Charts and diagrams as code:
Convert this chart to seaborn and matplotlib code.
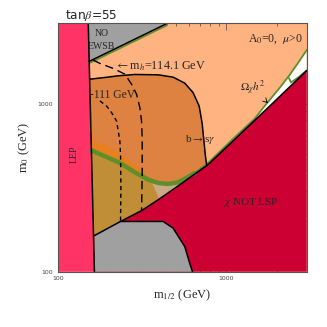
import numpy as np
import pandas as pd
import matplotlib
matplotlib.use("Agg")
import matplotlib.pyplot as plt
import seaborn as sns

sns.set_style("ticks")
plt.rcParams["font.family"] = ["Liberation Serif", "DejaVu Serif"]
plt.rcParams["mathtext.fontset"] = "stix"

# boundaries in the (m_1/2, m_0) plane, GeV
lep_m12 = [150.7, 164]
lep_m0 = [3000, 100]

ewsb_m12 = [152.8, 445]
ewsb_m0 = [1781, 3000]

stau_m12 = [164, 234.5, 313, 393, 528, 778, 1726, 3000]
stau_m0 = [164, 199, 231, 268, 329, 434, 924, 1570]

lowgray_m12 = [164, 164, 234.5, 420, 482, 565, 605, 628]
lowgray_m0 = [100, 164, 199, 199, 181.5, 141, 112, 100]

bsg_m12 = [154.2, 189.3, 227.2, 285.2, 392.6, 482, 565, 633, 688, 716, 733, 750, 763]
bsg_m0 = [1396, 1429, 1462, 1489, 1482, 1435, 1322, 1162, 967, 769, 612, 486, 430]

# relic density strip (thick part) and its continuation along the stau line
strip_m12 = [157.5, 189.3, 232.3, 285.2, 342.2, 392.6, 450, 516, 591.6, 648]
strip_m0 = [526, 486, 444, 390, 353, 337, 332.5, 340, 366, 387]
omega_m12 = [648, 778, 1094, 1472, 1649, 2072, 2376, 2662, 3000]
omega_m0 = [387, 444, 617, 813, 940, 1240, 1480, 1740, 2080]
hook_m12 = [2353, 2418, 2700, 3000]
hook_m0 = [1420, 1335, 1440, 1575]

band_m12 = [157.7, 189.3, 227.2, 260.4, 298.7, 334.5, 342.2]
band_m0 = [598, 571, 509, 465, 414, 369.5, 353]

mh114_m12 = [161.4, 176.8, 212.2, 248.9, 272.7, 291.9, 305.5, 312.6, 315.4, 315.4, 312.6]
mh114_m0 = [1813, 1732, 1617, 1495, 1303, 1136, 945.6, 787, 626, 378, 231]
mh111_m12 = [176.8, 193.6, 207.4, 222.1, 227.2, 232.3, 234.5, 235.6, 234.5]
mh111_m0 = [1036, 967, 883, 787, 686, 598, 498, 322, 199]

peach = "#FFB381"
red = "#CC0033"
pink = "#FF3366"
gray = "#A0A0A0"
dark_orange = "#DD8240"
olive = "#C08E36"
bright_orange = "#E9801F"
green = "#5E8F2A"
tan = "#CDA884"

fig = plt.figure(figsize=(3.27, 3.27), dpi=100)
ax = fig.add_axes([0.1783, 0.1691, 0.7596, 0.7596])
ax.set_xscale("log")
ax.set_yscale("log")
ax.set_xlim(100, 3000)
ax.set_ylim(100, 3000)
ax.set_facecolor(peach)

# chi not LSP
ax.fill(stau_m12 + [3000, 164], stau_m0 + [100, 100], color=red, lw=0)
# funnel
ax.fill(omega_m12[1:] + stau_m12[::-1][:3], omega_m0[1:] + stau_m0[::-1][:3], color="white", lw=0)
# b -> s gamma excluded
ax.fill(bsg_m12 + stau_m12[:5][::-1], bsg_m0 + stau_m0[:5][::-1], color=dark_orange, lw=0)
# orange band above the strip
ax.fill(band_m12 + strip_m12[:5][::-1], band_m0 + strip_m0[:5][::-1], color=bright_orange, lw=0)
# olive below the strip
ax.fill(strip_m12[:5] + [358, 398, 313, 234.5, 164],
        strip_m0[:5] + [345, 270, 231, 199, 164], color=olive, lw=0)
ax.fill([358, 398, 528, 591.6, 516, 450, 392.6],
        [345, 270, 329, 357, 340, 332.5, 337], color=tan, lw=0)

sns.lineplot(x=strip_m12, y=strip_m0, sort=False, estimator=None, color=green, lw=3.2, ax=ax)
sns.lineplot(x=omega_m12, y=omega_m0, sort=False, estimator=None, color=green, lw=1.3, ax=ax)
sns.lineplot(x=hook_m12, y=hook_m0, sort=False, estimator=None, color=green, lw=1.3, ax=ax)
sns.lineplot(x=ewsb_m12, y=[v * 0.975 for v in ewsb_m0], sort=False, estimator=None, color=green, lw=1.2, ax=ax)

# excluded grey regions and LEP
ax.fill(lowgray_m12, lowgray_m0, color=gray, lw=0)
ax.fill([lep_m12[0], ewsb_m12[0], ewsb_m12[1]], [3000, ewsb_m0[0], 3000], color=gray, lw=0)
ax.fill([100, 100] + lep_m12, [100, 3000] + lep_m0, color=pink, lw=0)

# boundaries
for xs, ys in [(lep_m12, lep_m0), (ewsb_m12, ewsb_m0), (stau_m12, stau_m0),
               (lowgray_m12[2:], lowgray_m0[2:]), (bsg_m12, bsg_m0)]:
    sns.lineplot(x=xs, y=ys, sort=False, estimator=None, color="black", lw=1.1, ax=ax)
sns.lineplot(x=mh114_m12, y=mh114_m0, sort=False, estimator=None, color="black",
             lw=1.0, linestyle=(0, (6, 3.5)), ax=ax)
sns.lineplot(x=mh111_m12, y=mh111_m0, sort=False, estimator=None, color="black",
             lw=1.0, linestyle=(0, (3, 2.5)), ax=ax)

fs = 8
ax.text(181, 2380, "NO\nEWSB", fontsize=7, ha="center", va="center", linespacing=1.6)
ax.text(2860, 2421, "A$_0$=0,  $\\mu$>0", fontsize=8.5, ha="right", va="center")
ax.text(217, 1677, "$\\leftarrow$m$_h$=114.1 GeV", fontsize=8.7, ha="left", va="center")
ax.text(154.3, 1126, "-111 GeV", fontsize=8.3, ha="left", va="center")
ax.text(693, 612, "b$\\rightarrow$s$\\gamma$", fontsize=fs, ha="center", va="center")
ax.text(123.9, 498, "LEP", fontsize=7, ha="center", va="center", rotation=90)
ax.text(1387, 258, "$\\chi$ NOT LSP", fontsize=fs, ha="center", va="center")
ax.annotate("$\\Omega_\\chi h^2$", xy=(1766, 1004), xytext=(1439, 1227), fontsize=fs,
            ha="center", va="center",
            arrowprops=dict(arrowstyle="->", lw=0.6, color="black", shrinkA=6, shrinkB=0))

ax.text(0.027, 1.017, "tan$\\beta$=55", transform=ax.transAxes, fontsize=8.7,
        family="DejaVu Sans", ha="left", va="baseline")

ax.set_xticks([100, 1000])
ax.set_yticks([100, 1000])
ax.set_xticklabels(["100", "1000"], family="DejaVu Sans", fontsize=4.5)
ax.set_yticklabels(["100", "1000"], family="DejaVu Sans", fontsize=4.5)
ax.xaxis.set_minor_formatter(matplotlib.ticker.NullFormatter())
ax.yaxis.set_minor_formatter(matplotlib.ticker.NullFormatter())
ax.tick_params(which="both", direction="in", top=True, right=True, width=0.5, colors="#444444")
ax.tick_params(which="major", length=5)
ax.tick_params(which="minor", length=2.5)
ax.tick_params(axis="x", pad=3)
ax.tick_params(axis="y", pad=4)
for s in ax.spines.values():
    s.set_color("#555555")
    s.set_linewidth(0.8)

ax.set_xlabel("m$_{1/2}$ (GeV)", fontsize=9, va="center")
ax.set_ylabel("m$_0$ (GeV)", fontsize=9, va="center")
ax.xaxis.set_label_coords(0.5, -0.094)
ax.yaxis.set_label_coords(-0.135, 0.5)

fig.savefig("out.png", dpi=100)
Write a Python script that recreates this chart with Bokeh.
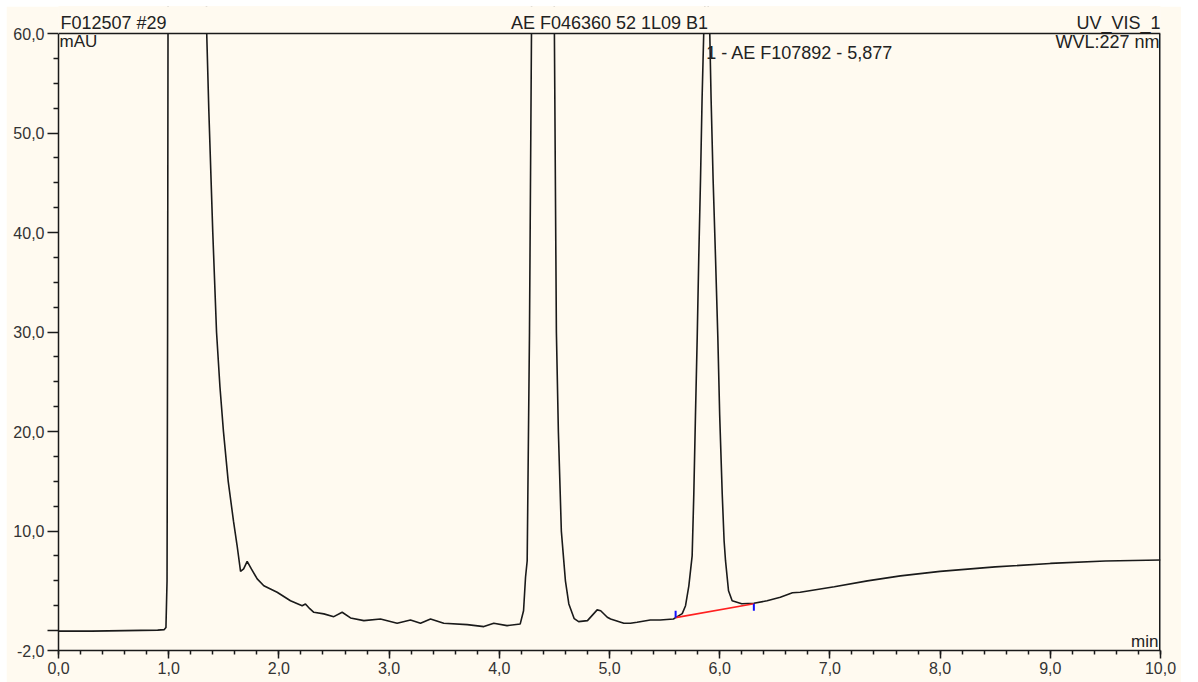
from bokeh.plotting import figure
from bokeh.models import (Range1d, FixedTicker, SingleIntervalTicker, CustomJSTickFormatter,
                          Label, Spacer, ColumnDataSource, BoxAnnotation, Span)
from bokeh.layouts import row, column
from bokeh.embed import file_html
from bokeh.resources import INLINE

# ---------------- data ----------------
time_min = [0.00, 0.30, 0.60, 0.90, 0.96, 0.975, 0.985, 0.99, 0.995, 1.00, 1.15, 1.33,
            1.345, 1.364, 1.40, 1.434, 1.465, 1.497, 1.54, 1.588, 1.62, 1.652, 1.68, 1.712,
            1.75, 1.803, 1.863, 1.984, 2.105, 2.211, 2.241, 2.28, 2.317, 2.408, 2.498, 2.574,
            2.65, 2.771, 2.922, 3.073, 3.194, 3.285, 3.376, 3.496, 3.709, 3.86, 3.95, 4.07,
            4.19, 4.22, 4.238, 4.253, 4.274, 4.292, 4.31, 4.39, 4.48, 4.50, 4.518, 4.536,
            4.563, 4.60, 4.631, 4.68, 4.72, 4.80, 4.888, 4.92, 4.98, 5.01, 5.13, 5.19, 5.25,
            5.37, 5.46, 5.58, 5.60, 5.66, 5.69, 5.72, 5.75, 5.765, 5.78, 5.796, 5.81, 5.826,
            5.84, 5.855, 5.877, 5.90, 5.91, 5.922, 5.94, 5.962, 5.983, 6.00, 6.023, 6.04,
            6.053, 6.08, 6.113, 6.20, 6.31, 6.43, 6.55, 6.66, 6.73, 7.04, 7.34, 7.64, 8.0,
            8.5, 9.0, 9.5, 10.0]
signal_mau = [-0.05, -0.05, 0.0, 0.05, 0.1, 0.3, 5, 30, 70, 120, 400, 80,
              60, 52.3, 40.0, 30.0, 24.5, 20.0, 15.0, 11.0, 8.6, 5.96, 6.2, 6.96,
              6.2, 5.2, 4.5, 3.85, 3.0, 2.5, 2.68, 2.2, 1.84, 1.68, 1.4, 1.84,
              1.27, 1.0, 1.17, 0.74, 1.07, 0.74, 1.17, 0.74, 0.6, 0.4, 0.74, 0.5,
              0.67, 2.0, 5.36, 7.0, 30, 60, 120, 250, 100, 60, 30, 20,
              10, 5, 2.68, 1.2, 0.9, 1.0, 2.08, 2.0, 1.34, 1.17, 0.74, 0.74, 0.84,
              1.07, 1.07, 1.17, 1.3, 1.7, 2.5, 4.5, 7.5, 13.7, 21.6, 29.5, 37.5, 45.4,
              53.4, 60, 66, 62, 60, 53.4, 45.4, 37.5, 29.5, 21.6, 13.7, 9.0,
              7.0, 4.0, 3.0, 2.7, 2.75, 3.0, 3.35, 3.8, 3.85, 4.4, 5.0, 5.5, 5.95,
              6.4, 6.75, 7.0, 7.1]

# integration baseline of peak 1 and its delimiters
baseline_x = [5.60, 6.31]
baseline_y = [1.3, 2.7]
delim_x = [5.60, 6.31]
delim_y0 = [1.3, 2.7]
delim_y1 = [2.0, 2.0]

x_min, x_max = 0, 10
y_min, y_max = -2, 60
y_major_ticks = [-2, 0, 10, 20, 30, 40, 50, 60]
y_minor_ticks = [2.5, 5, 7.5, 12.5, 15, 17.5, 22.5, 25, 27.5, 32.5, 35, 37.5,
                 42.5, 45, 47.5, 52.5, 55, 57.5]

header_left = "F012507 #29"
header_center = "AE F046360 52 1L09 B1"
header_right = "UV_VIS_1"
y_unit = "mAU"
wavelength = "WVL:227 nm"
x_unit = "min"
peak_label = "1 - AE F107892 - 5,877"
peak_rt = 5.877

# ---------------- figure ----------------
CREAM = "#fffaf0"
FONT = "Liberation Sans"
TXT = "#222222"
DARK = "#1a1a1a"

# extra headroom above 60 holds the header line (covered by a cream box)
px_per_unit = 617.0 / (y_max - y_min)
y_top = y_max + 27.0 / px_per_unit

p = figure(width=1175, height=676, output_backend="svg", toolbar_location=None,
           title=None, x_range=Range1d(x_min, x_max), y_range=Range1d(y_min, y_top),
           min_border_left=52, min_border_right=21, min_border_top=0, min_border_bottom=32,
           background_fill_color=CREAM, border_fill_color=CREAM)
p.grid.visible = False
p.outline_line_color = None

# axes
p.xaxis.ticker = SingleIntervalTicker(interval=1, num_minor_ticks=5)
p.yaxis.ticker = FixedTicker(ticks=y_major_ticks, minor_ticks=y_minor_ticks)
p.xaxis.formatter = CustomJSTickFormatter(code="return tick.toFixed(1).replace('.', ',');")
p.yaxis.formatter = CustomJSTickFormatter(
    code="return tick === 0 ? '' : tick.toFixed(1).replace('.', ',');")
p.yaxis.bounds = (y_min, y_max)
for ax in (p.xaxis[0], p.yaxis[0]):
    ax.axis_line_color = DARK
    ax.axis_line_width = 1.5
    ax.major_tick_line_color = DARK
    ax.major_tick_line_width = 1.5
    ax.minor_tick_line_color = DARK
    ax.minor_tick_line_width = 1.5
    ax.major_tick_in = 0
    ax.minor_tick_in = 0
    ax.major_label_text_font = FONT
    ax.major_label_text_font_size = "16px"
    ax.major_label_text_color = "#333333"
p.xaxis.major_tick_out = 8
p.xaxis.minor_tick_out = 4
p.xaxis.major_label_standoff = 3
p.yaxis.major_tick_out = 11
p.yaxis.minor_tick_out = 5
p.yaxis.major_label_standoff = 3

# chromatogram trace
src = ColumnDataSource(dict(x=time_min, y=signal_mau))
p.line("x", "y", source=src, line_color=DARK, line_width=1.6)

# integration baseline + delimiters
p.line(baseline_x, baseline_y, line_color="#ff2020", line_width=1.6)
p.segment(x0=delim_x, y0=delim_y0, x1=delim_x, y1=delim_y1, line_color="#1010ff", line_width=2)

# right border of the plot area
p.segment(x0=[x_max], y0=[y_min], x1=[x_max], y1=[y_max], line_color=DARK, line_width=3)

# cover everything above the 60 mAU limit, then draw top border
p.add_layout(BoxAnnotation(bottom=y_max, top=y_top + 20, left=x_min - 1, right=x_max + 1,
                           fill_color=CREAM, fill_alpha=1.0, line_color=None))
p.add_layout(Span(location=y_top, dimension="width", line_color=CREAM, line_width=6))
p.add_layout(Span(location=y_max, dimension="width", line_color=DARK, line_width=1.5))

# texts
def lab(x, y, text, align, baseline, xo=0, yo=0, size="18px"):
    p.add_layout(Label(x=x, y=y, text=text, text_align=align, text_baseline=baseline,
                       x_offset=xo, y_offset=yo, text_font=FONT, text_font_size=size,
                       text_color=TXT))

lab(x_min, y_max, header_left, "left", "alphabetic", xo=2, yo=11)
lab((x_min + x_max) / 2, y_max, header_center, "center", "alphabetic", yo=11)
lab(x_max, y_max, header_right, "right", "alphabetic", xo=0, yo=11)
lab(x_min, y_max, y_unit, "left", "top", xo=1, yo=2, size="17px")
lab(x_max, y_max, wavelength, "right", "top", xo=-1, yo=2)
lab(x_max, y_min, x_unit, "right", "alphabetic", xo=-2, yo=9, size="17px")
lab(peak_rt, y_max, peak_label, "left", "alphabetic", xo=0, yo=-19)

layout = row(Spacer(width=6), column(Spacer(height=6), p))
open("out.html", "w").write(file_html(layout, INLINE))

Instruction: Start at the line with "Write a Python", stop at the line with "from bokeh.resources import INLINE", both lines included, and repeat that span exactly without its pictures.

Reply:
Write a Python script that recreates this chart with Bokeh.
from bokeh.plotting import figure
from bokeh.models import (Range1d, FixedTicker, SingleIntervalTicker, CustomJSTickFormatter,
                          Label, Spacer, ColumnDataSource, BoxAnnotation, Span)
from bokeh.layouts import row, column
from bokeh.embed import file_html
from bokeh.resources import INLINE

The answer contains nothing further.